(Dataset entries)
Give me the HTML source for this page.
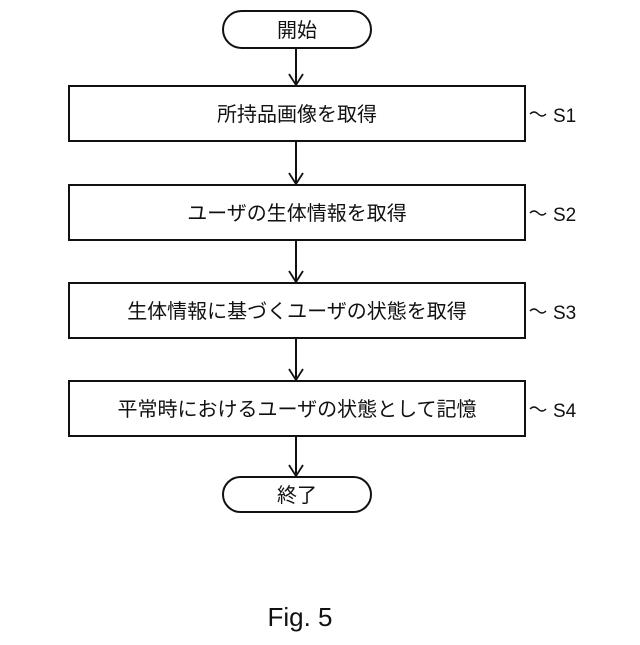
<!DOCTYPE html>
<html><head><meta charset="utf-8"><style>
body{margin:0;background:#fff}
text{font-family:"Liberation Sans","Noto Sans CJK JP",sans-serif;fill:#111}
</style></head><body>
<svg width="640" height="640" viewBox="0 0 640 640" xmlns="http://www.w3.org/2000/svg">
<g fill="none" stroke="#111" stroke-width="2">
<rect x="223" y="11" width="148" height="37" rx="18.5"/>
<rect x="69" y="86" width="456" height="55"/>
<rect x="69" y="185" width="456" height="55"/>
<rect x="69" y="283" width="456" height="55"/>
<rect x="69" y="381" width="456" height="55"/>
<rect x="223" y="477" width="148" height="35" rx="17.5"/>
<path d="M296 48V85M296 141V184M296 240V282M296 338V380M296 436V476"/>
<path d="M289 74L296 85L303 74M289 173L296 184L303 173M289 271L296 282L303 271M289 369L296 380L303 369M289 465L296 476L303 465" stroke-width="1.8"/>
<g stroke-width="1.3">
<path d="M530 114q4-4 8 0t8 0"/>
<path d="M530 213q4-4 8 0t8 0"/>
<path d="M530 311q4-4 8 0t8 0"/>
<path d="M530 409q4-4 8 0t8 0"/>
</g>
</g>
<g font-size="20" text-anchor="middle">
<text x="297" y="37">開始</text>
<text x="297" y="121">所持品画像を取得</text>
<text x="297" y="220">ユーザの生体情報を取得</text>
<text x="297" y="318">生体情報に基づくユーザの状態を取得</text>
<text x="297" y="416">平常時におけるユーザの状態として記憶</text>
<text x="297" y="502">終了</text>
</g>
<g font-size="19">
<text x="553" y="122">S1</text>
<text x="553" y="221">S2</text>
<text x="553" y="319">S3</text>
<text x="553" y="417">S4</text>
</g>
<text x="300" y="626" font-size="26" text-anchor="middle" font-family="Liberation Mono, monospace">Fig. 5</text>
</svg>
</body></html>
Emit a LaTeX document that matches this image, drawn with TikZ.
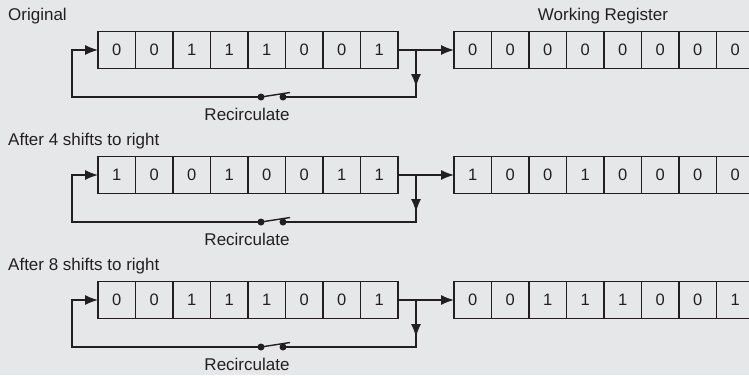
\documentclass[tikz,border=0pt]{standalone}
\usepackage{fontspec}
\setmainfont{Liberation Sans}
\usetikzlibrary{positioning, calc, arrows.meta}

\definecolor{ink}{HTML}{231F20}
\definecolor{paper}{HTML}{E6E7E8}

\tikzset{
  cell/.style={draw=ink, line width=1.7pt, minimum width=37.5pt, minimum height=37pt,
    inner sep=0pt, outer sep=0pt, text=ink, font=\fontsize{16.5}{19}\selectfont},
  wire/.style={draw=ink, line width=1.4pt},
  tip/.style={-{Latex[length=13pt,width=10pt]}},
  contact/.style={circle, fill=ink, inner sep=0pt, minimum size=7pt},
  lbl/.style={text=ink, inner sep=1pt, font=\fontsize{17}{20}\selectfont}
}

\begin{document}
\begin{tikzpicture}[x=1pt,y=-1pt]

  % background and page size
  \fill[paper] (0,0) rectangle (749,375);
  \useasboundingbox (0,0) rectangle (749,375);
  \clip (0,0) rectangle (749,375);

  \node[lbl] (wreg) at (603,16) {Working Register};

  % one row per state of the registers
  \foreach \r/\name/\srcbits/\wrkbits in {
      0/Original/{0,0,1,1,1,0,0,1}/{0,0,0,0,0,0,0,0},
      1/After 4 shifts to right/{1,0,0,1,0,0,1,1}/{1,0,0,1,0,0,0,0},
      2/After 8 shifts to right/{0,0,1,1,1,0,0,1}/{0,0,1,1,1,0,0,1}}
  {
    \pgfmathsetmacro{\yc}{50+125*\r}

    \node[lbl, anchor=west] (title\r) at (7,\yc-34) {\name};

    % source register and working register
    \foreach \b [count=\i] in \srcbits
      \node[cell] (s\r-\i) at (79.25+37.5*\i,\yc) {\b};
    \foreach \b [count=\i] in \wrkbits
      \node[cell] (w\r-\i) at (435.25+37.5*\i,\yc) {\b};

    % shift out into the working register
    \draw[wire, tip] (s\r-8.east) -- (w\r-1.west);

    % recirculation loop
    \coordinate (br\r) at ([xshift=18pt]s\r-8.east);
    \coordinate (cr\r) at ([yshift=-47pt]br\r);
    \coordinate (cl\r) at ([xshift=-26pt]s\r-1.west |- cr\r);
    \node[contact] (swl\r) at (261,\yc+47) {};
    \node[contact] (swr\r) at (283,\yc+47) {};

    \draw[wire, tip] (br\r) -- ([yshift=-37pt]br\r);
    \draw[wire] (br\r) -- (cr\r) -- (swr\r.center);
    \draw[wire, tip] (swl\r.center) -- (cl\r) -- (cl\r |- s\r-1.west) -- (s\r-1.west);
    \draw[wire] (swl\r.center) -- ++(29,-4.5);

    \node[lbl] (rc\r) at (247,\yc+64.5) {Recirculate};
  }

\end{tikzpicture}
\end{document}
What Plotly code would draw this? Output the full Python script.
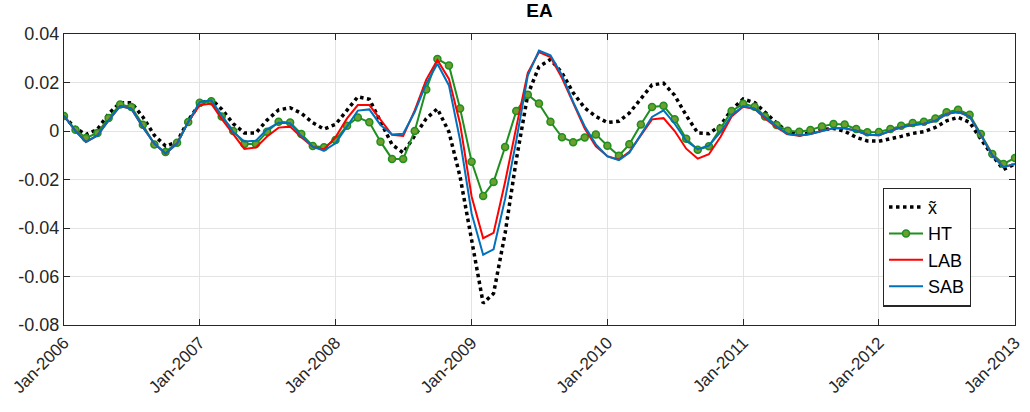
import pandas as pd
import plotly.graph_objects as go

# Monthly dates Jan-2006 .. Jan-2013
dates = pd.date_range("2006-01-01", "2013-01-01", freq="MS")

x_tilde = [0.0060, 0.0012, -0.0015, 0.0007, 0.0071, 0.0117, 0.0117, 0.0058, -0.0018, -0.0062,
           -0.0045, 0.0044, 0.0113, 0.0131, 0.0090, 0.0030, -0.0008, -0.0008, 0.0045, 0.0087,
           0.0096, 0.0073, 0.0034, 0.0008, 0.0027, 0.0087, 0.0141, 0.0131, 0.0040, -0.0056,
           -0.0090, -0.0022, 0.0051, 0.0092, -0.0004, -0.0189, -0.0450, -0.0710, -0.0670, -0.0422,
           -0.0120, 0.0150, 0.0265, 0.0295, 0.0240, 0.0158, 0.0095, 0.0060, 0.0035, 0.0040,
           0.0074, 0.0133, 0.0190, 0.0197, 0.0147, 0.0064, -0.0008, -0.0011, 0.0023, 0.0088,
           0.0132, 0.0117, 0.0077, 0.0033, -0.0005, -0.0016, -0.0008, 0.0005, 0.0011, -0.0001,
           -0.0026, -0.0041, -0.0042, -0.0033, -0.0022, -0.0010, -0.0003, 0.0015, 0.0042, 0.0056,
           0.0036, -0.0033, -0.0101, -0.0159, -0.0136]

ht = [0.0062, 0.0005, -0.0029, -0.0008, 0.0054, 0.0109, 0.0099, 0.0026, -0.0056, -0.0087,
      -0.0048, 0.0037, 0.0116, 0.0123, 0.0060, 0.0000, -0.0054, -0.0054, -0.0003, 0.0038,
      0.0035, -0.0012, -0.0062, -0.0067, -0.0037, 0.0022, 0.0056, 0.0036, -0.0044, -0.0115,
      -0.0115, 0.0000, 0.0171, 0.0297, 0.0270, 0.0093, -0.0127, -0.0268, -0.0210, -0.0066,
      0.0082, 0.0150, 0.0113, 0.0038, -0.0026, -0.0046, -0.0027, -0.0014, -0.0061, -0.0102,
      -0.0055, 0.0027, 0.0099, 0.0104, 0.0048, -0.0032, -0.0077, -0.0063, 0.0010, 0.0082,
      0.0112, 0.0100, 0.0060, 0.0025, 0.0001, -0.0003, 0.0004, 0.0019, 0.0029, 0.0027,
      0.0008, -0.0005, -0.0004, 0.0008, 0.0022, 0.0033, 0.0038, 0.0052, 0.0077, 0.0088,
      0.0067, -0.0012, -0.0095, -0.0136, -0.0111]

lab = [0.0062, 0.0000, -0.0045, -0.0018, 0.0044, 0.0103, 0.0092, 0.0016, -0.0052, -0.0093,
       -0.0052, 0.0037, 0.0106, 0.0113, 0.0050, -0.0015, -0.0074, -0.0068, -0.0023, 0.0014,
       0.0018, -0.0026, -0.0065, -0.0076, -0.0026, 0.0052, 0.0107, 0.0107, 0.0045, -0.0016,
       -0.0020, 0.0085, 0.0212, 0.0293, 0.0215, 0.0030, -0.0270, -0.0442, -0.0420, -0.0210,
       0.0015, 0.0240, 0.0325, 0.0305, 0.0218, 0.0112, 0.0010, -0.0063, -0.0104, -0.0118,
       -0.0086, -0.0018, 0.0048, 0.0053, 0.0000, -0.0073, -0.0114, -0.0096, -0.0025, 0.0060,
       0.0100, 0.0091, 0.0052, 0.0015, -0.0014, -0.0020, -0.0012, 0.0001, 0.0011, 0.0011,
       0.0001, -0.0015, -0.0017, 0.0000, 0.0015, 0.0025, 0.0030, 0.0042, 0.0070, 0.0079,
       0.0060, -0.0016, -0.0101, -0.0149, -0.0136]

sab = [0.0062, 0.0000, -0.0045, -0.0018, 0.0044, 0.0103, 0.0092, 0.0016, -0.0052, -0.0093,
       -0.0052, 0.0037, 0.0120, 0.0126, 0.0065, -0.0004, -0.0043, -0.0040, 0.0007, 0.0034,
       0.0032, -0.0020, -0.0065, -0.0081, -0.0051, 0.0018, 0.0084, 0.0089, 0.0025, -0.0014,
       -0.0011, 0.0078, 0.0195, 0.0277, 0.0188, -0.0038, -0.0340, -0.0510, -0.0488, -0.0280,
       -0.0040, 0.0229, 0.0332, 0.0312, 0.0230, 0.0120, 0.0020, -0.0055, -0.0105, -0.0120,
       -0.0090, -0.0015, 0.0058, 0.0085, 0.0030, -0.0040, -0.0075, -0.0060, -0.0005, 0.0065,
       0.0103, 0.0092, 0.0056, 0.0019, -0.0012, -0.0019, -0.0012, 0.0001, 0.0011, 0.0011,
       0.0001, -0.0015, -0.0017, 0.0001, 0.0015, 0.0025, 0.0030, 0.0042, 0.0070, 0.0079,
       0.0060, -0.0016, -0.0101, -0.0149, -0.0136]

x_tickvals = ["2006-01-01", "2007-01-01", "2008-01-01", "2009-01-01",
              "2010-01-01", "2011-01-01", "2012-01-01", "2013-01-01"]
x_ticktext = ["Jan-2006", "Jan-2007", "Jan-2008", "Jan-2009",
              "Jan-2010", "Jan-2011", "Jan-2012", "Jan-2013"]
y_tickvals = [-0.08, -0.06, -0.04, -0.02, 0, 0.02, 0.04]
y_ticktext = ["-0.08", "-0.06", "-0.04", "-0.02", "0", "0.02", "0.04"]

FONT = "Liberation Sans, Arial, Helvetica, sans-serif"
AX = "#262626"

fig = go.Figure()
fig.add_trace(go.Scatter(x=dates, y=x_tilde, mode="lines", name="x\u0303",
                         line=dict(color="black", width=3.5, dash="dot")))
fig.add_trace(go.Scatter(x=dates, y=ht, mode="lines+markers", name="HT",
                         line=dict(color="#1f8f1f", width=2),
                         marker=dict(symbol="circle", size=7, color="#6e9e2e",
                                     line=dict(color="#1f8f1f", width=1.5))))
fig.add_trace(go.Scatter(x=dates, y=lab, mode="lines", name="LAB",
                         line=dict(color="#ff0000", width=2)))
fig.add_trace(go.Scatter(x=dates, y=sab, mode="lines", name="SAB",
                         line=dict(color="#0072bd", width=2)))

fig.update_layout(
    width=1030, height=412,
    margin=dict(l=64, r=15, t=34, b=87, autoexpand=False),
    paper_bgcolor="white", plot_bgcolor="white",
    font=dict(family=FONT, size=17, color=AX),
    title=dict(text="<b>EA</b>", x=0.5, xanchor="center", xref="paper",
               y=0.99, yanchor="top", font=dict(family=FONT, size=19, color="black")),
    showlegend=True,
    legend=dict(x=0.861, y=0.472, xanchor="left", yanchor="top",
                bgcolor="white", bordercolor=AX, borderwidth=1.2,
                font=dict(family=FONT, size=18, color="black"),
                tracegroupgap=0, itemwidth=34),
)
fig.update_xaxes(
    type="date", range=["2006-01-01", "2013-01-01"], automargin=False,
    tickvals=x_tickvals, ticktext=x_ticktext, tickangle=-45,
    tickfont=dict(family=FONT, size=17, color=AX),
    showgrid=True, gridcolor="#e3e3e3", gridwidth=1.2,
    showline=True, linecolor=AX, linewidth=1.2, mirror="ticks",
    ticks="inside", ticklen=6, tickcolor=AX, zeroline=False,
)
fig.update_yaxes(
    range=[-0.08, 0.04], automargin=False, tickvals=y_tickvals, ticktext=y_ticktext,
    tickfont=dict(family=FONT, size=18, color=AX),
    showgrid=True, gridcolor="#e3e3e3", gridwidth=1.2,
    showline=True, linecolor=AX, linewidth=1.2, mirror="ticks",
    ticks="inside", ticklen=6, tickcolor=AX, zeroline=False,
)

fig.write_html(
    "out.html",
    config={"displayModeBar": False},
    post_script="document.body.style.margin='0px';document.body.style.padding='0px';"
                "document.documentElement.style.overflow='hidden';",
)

**Set task**
From the first line above to the line containing "</body></html>", repeat each line exactly. Pictures stay out.

**Reply**
Give me the HTML source for this page.
<!DOCTYPE html>
<html><head><meta charset="utf-8"><style>
body{margin:0;background:#fff}
text{font-family:"Liberation Sans","Noto Sans CJK JP",sans-serif;fill:#111}
</style></head><body>
<svg width="640" height="640" viewBox="0 0 640 640" xmlns="http://www.w3.org/2000/svg">
<g fill="none" stroke="#111" stroke-width="2">
<rect x="223" y="11" width="148" height="37" rx="18.5"/>
<rect x="69" y="86" width="456" height="55"/>
<rect x="69" y="185" width="456" height="55"/>
<rect x="69" y="283" width="456" height="55"/>
<rect x="69" y="381" width="456" height="55"/>
<rect x="223" y="477" width="148" height="35" rx="17.5"/>
<path d="M296 48V85M296 141V184M296 240V282M296 338V380M296 436V476"/>
<path d="M289 74L296 85L303 74M289 173L296 184L303 173M289 271L296 282L303 271M289 369L296 380L303 369M289 465L296 476L303 465" stroke-width="1.8"/>
<g stroke-width="1.3">
<path d="M530 114q4-4 8 0t8 0"/>
<path d="M530 213q4-4 8 0t8 0"/>
<path d="M530 311q4-4 8 0t8 0"/>
<path d="M530 409q4-4 8 0t8 0"/>
</g>
</g>
<g font-size="20" text-anchor="middle">
<text x="297" y="37">開始</text>
<text x="297" y="121">所持品画像を取得</text>
<text x="297" y="220">ユーザの生体情報を取得</text>
<text x="297" y="318">生体情報に基づくユーザの状態を取得</text>
<text x="297" y="416">平常時におけるユーザの状態として記憶</text>
<text x="297" y="502">終了</text>
</g>
<g font-size="19">
<text x="553" y="122">S1</text>
<text x="553" y="221">S2</text>
<text x="553" y="319">S3</text>
<text x="553" y="417">S4</text>
</g>
<text x="300" y="626" font-size="26" text-anchor="middle" font-family="Liberation Mono, monospace">Fig. 5</text>
</svg>
</body></html>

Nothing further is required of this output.